---- Information given
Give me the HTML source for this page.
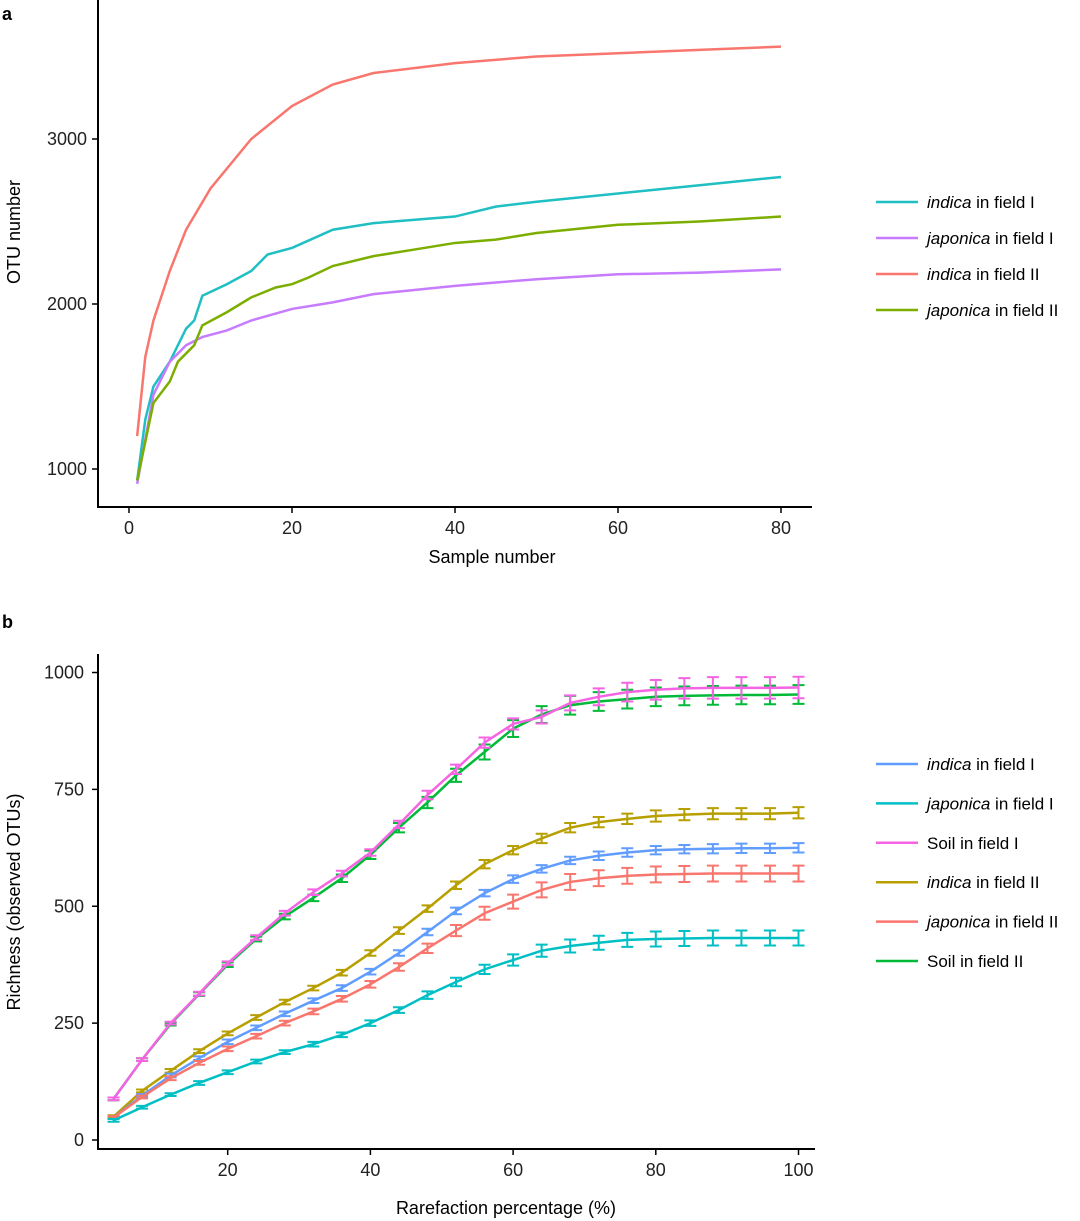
--------
---- Information given
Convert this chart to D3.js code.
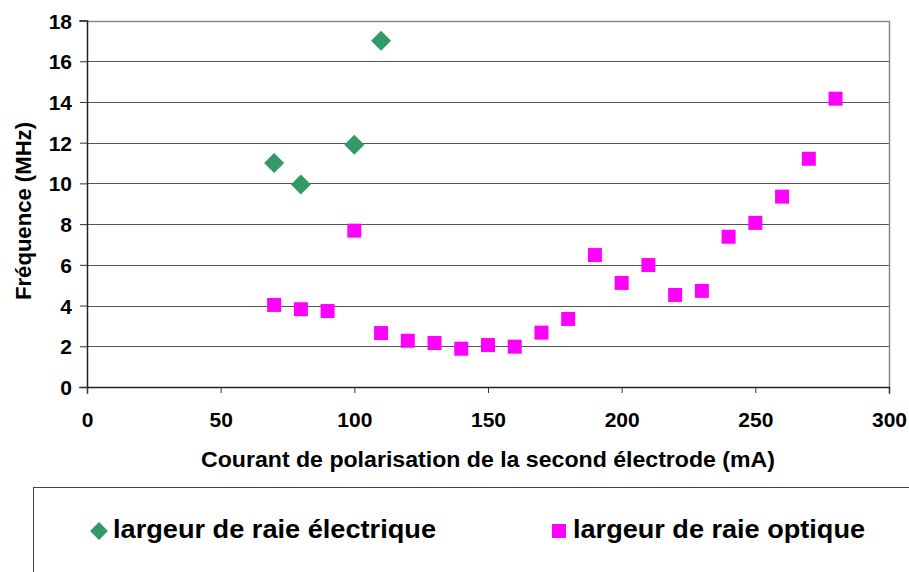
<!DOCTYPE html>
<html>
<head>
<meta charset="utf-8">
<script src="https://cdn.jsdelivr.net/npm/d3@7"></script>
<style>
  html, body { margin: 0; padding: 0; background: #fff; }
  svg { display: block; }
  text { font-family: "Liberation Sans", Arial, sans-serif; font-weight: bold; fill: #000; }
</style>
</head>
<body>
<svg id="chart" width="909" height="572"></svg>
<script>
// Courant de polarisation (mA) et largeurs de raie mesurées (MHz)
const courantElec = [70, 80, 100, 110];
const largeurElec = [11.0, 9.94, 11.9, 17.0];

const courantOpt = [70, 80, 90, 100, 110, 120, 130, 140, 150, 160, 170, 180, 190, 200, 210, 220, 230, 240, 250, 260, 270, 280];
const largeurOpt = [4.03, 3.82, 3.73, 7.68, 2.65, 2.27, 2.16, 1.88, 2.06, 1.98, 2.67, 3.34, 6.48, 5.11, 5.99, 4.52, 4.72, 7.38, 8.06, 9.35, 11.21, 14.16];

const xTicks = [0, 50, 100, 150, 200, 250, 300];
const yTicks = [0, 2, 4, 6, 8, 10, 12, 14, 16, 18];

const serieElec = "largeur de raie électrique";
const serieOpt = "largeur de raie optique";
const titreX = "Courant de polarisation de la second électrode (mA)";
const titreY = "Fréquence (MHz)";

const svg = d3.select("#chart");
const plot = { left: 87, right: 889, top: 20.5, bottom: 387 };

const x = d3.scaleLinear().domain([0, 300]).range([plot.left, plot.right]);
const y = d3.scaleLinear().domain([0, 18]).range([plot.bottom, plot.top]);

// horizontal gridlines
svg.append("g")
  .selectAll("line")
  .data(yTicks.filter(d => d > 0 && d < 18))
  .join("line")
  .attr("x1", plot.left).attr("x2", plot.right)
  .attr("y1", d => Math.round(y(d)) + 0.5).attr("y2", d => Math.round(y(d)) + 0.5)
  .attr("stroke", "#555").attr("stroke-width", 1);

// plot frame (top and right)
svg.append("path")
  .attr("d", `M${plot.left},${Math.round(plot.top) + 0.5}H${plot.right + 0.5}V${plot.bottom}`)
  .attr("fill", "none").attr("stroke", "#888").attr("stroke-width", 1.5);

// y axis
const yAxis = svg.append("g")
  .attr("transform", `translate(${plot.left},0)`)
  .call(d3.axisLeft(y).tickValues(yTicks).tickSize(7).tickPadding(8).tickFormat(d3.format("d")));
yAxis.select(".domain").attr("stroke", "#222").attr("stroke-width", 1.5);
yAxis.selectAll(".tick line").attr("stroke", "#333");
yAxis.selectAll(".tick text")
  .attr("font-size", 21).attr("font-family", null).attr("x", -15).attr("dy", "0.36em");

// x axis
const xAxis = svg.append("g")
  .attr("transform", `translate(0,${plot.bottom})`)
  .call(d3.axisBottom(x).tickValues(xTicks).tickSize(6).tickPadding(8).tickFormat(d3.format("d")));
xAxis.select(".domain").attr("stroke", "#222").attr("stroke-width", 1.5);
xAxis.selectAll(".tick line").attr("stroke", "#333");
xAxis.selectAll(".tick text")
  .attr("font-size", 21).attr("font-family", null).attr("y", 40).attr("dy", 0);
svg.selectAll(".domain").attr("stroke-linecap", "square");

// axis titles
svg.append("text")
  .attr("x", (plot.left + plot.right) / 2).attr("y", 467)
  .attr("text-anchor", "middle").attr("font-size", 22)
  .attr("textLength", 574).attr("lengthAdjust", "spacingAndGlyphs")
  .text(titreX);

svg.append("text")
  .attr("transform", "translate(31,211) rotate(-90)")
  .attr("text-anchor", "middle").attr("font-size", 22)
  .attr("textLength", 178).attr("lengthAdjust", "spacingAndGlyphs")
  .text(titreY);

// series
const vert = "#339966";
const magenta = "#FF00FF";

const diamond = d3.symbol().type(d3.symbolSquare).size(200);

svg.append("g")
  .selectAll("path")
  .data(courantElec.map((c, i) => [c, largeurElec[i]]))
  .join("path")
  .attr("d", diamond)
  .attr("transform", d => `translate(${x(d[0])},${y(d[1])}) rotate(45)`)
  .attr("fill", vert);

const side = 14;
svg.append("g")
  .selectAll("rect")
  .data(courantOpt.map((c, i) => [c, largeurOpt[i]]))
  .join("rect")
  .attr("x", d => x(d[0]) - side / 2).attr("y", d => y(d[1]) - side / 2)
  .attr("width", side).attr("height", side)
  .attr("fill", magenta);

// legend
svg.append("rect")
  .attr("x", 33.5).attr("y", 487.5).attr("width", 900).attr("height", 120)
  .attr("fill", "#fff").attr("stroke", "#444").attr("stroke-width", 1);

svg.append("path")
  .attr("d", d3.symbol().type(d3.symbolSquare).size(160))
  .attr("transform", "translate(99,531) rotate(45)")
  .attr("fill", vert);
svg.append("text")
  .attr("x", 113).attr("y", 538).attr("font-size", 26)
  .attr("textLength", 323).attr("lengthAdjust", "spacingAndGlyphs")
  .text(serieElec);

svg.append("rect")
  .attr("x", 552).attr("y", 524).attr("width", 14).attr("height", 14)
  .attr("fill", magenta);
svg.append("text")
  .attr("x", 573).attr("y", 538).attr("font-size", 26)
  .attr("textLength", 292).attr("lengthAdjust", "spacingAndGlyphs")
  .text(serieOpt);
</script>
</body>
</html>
--------
---- Information given
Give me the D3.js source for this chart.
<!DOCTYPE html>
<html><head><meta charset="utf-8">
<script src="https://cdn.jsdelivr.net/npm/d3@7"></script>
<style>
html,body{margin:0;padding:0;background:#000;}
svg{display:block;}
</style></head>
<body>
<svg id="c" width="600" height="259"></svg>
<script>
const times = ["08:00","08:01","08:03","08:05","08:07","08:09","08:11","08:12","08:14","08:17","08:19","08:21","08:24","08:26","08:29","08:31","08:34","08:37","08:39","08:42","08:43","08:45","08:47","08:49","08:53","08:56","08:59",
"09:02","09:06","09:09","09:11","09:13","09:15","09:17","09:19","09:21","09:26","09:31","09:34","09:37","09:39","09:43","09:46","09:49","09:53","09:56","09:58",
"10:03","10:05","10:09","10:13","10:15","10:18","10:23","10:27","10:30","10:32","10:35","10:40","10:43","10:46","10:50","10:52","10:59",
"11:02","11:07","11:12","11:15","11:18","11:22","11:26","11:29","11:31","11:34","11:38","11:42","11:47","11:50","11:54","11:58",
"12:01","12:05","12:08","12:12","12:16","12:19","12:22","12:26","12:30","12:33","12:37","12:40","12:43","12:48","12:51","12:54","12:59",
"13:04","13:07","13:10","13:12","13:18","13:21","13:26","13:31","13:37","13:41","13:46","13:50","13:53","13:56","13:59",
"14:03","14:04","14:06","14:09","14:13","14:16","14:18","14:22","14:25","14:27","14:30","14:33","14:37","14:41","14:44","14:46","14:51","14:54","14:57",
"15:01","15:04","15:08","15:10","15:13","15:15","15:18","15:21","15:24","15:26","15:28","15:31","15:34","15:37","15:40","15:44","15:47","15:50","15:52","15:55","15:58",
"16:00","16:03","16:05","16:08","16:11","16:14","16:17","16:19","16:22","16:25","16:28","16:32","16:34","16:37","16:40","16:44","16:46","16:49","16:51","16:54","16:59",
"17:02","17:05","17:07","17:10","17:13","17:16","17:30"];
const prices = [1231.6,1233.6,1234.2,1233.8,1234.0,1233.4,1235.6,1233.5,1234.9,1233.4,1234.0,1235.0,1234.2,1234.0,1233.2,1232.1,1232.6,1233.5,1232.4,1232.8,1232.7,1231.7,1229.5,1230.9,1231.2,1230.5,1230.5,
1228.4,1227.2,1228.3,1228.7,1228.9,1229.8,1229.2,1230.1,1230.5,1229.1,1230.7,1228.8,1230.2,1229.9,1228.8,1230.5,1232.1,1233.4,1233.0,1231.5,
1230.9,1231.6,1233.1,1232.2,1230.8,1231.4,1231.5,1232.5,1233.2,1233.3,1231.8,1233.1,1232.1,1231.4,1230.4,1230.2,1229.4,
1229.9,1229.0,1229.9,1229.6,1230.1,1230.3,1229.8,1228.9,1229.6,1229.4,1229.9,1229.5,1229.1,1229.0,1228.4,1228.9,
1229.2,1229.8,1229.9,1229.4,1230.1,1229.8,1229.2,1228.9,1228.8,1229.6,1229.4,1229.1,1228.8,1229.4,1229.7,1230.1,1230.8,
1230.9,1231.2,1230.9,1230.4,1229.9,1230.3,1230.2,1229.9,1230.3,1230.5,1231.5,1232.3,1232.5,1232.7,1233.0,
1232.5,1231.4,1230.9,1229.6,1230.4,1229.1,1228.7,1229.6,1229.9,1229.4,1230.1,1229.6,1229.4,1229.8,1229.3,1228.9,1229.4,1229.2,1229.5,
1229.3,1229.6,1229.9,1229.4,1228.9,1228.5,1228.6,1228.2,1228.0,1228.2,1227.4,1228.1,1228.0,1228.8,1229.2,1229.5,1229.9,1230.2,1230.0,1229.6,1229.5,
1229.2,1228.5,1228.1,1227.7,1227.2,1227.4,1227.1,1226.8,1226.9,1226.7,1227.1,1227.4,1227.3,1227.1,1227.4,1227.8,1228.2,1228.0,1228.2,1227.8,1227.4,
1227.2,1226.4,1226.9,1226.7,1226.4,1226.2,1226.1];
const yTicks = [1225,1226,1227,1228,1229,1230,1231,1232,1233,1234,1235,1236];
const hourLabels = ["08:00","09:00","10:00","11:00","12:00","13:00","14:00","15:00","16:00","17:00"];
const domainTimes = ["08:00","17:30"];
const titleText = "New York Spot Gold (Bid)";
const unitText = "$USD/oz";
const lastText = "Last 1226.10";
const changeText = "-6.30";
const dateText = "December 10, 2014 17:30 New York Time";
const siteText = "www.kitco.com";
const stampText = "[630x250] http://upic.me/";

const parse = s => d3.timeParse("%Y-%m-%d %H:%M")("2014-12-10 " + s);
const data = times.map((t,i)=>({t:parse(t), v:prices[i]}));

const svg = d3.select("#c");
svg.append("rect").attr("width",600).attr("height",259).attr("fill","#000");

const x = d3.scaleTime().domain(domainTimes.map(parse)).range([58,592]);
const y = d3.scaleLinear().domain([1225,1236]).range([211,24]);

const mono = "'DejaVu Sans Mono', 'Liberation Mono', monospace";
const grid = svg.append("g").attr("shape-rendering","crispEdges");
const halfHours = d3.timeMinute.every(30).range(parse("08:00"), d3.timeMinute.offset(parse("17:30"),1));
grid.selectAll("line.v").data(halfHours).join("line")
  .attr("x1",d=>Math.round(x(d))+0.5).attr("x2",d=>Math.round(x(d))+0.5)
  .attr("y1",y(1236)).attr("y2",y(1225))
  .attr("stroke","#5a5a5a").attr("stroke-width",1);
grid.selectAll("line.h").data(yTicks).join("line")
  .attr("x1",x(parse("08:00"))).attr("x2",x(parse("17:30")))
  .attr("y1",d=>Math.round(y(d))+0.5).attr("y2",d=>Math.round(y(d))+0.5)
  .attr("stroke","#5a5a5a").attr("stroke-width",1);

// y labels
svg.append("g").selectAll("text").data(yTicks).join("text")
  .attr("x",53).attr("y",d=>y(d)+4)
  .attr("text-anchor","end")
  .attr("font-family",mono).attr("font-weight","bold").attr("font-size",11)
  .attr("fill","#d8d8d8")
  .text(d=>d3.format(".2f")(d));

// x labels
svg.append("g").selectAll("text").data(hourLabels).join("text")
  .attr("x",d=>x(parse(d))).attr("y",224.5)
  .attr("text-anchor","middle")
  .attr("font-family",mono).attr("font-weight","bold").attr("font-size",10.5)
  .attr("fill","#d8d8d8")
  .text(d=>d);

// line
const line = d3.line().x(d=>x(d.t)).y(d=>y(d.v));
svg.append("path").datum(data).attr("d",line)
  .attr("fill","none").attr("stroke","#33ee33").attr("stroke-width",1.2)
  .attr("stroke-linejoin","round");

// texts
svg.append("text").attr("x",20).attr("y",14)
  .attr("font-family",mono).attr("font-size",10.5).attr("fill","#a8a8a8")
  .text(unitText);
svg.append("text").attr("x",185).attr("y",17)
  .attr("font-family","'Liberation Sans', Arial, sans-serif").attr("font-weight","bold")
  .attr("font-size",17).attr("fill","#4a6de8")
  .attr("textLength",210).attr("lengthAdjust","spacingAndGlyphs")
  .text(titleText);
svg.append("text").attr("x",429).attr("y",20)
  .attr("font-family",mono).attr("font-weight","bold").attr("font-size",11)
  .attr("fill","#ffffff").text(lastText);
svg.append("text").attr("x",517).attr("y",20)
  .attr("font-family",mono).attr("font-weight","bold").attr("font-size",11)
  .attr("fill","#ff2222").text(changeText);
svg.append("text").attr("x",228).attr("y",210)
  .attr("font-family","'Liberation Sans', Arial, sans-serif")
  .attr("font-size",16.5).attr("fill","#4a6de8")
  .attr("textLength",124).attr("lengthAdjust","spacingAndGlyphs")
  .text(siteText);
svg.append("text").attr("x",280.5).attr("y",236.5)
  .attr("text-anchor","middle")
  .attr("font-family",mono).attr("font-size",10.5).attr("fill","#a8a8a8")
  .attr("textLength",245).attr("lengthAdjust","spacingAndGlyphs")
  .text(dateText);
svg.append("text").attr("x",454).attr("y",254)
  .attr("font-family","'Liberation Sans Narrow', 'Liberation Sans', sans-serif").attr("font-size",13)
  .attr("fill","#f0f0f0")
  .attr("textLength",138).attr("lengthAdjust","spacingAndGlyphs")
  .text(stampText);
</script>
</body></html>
--------
§ What you are asked to do:
Leave the pictures out and copy exactly the lines from the one with "Convert this chart to D3.js code." to the one with "const largeurElec = [11.0, 9.94, 11.9, 17.0];", both included.

§ Full output:
Convert this chart to D3.js code.
<!DOCTYPE html>
<html>
<head>
<meta charset="utf-8">
<script src="https://cdn.jsdelivr.net/npm/d3@7"></script>
<style>
  html, body { margin: 0; padding: 0; background: #fff; }
  svg { display: block; }
  text { font-family: "Liberation Sans", Arial, sans-serif; font-weight: bold; fill: #000; }
</style>
</head>
<body>
<svg id="chart" width="909" height="572"></svg>
<script>
// Courant de polarisation (mA) et largeurs de raie mesurées (MHz)
const courantElec = [70, 80, 100, 110];
const largeurElec = [11.0, 9.94, 11.9, 17.0];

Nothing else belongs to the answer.